Released: 1994, Moonfog Productions
Reviewer: Michael De Los Muertos
Please note: I speak no Scandinavian languages and all the song titles are in Gothic script, so if I misspell something, forgive me.
When I originally bought this album years ago it was before I had a lot of familiarity with black metal, and I knew nothing of Darkthrone, or of Fenriz’s politics or views on race relations, or grisly murders of black metallers or anything like that. A friend described this as “Norwegian drinking songs, metalized.” Many years on that still remains a pretty accurate description of HOSTMORKE, and why, as someone who generally doesn’t listen to a lot of black metal, this album does surface in my CD player every couple of months.
Isengard was a short-lived side project of Fenriz, the bad boy behind Darkthrone, one of black metal’s most classic acts, and a few other collaborators who remain nameless. Blasting to life with “Neslepaks,” which really does sound like a drinking song with heavy, grinding guitars, you know immediately you’re in for an interesting experience. Five of the seven tracks on HOSTMORKE have a very traditional Norse folk sound, while the last two are more standard black metal. Each track is quite unique in its own right and it’s difficult to pick a favorite, but I enjoy the dirgey, drunken-sounding melancholy of “I ei Gran Borti Nordre Usen,” which aside from its rhythm that makes you want to swing your drinking horn of mead to and fro seems kind of aimless, yet is darkly beautiful and compelling. I also like the guitar-driven, beer-swilling lament that is the fifth track, “Over de Syngende Ode Moer.” The two black metal tracks sound fairly standard to me, but I was never a tremendous fan of standard Darkthrone which is closer to what these tracks sound like than the folk-influenced tracks on the front of the album.
Be warned, this is an album made by die-hard black metallers in Norway in the early 1990s, and it sounds like it. The production is so dreadful it sounds like the tracks were called in from Norway on a telephone consisting of two tomato cans and a piece of string. As with the best of those primordial-sounding albums, however, it fits the material. These songs wouldn’t sound right if done up with crystal-clear production. Fenriz obviously knew exactly what he wanted, and he got it. To credit him with a stroke of brilliance I think is not overstating the case.
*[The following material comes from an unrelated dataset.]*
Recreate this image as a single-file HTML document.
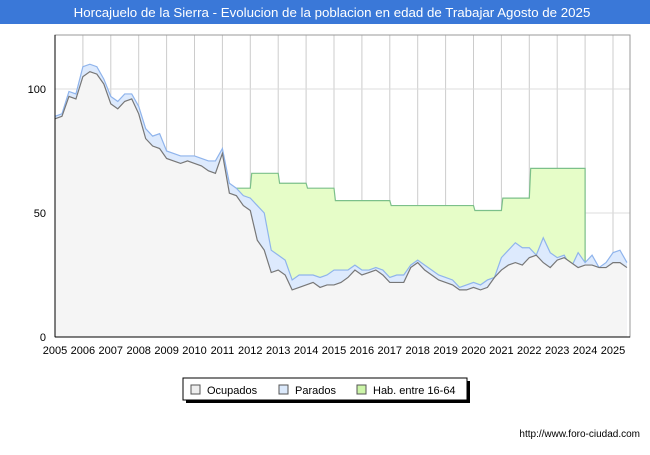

It’s difficult to explain why I enjoy this album, but I do. It’s definitely very different than anything else in my CD collection, and when I play it for people who are unfamiliar with black metal or folk metal, it’s usually quite surprising. This is a fun departure from the standard metal categories. HOSTMORKE is definitely worth buying, regardless of how well you may like black metal in general.